***** Data *****

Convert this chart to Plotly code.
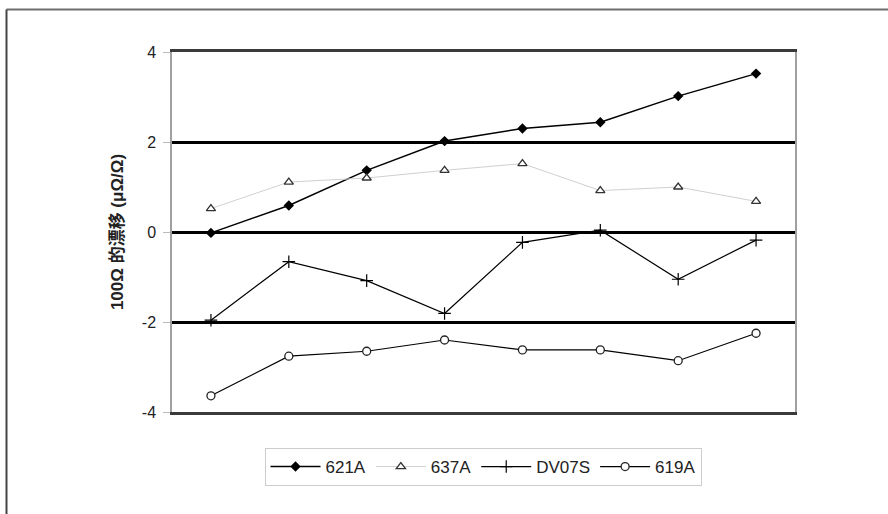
import plotly.graph_objects as go

categories = [1, 2, 3, 4, 5, 6, 7, 8]
s621A = [-0.02, 0.59, 1.37, 2.02, 2.30, 2.44, 3.02, 3.52]
s637A = [0.52, 1.11, 1.20, 1.37, 1.52, 0.92, 1.00, 0.68]
sDV07S = [-1.96, -0.66, -1.08, -1.81, -0.23, 0.04, -1.05, -0.18]
s619A = [-3.64, -2.76, -2.65, -2.40, -2.62, -2.62, -2.86, -2.25]
y_ticks = [-4, -2, 0, 2, 4]
y_ticktext = ["-4", "-2", "0", "2", "4"]
y_title = "100Ω 的漂移 (μΩ/Ω)"

fig = go.Figure()
fig.add_trace(go.Scatter(x=categories, y=s621A, name="621A", mode="lines+markers",
                         line=dict(color="black", width=1.5),
                         marker=dict(symbol="diamond", size=8, color="black")))
fig.add_trace(go.Scatter(x=categories, y=s637A, name="637A", mode="lines+markers",
                         line=dict(color="#d0d0d0", width=1),
                         marker=dict(symbol="triangle-up", size=8, color="white",
                                     line=dict(color="#333333", width=1.3))))
fig.add_trace(go.Scatter(x=categories, y=sDV07S, name="DV07S", mode="lines+markers",
                         line=dict(color="black", width=1.2),
                         marker=dict(symbol="cross-thin", size=9,
                                     line=dict(color="black", width=1.2))))
fig.add_trace(go.Scatter(x=categories, y=s619A, name="619A", mode="lines+markers",
                         line=dict(color="black", width=1.2),
                         marker=dict(symbol="circle", size=8, color="white",
                                     line=dict(color="#222222", width=1.3))))

L, R, T, B = 172, 93, 52, 102
W, H = 888, 514
pw, ph = W - L - R, H - T - B

def px(x):
    return (x - L) / pw

def py(y):
    return (H - B - y) / ph

fig.add_shape(type="line", xref="paper", yref="paper",
              x0=px(6.5), x1=px(890), y0=py(9.5), y1=py(9.5),
              line=dict(color="#6e6e6e", width=2))
fig.add_shape(type="line", xref="paper", yref="paper",
              x0=px(6.5), x1=px(6.5), y0=py(9.5), y1=py(516),
              line=dict(color="#444444", width=2))

fig.update_layout(
    width=W, height=H,
    margin=dict(l=L, r=R, t=T, b=B),
    paper_bgcolor="white", plot_bgcolor="white",
    font=dict(family="Liberation Sans, Arial, Noto Sans CJK SC", size=12, color="#222"),
    showlegend=True,
    legend=dict(orientation="h", x=px(483), xanchor="center", y=py(448), yanchor="top",
                bordercolor="#cccccc", borderwidth=1, font=dict(size=17),
                itemwidth=50, tracegroupgap=0),
    xaxis=dict(range=[0.5, 8.5], showticklabels=False, showgrid=False, zeroline=False,
               showline=True, linecolor="#3a3a3a", linewidth=3, mirror=True,
               ticks=""),
    yaxis=dict(range=[-4, 4], tickvals=y_ticks, ticktext=y_ticktext,
               showgrid=True, gridcolor="black",
               gridwidth=3, zeroline=True, zerolinecolor="black", zerolinewidth=3,
               showline=True, linecolor="#a0a0a0", linewidth=1.5, mirror=True,
               ticks="outside", ticklen=7, tickcolor="#bbbbbb",
               tickfont=dict(size=16), ticklabelstandoff=4,
               title=dict(text="<b>" + y_title + "</b>", font=dict(size=17), standoff=14)),
)

fig.write_html("out.html", post_script="document.body.style.margin='0';",
               config={"displayModeBar": False})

*****

— To do —
Give the data again exactly as written, with all pictures left out.

— Task result —
Convert this chart to Plotly code.
import plotly.graph_objects as go

categories = [1, 2, 3, 4, 5, 6, 7, 8]
s621A = [-0.02, 0.59, 1.37, 2.02, 2.30, 2.44, 3.02, 3.52]
s637A = [0.52, 1.11, 1.20, 1.37, 1.52, 0.92, 1.00, 0.68]
sDV07S = [-1.96, -0.66, -1.08, -1.81, -0.23, 0.04, -1.05, -0.18]
s619A = [-3.64, -2.76, -2.65, -2.40, -2.62, -2.62, -2.86, -2.25]
y_ticks = [-4, -2, 0, 2, 4]
y_ticktext = ["-4", "-2", "0", "2", "4"]
y_title = "100Ω 的漂移 (μΩ/Ω)"

fig = go.Figure()
fig.add_trace(go.Scatter(x=categories, y=s621A, name="621A", mode="lines+markers",
                         line=dict(color="black", width=1.5),
                         marker=dict(symbol="diamond", size=8, color="black")))
fig.add_trace(go.Scatter(x=categories, y=s637A, name="637A", mode="lines+markers",
                         line=dict(color="#d0d0d0", width=1),
                         marker=dict(symbol="triangle-up", size=8, color="white",
                                     line=dict(color="#333333", width=1.3))))
fig.add_trace(go.Scatter(x=categories, y=sDV07S, name="DV07S", mode="lines+markers",
                         line=dict(color="black", width=1.2),
                         marker=dict(symbol="cross-thin", size=9,
                                     line=dict(color="black", width=1.2))))
fig.add_trace(go.Scatter(x=categories, y=s619A, name="619A", mode="lines+markers",
                         line=dict(color="black", width=1.2),
                         marker=dict(symbol="circle", size=8, color="white",
                                     line=dict(color="#222222", width=1.3))))

L, R, T, B = 172, 93, 52, 102
W, H = 888, 514
pw, ph = W - L - R, H - T - B

def px(x):
    return (x - L) / pw

def py(y):
    return (H - B - y) / ph

fig.add_shape(type="line", xref="paper", yref="paper",
              x0=px(6.5), x1=px(890), y0=py(9.5), y1=py(9.5),
              line=dict(color="#6e6e6e", width=2))
fig.add_shape(type="line", xref="paper", yref="paper",
              x0=px(6.5), x1=px(6.5), y0=py(9.5), y1=py(516),
              line=dict(color="#444444", width=2))

fig.update_layout(
    width=W, height=H,
    margin=dict(l=L, r=R, t=T, b=B),
    paper_bgcolor="white", plot_bgcolor="white",
    font=dict(family="Liberation Sans, Arial, Noto Sans CJK SC", size=12, color="#222"),
    showlegend=True,
    legend=dict(orientation="h", x=px(483), xanchor="center", y=py(448), yanchor="top",
                bordercolor="#cccccc", borderwidth=1, font=dict(size=17),
                itemwidth=50, tracegroupgap=0),
    xaxis=dict(range=[0.5, 8.5], showticklabels=False, showgrid=False, zeroline=False,
               showline=True, linecolor="#3a3a3a", linewidth=3, mirror=True,
               ticks=""),
    yaxis=dict(range=[-4, 4], tickvals=y_ticks, ticktext=y_ticktext,
               showgrid=True, gridcolor="black",
               gridwidth=3, zeroline=True, zerolinecolor="black", zerolinewidth=3,
               showline=True, linecolor="#a0a0a0", linewidth=1.5, mirror=True,
               ticks="outside", ticklen=7, tickcolor="#bbbbbb",
               tickfont=dict(size=16), ticklabelstandoff=4,
               title=dict(text="<b>" + y_title + "</b>", font=dict(size=17), standoff=14)),
)

fig.write_html("out.html", post_script="document.body.style.margin='0';",
               config={"displayModeBar": False})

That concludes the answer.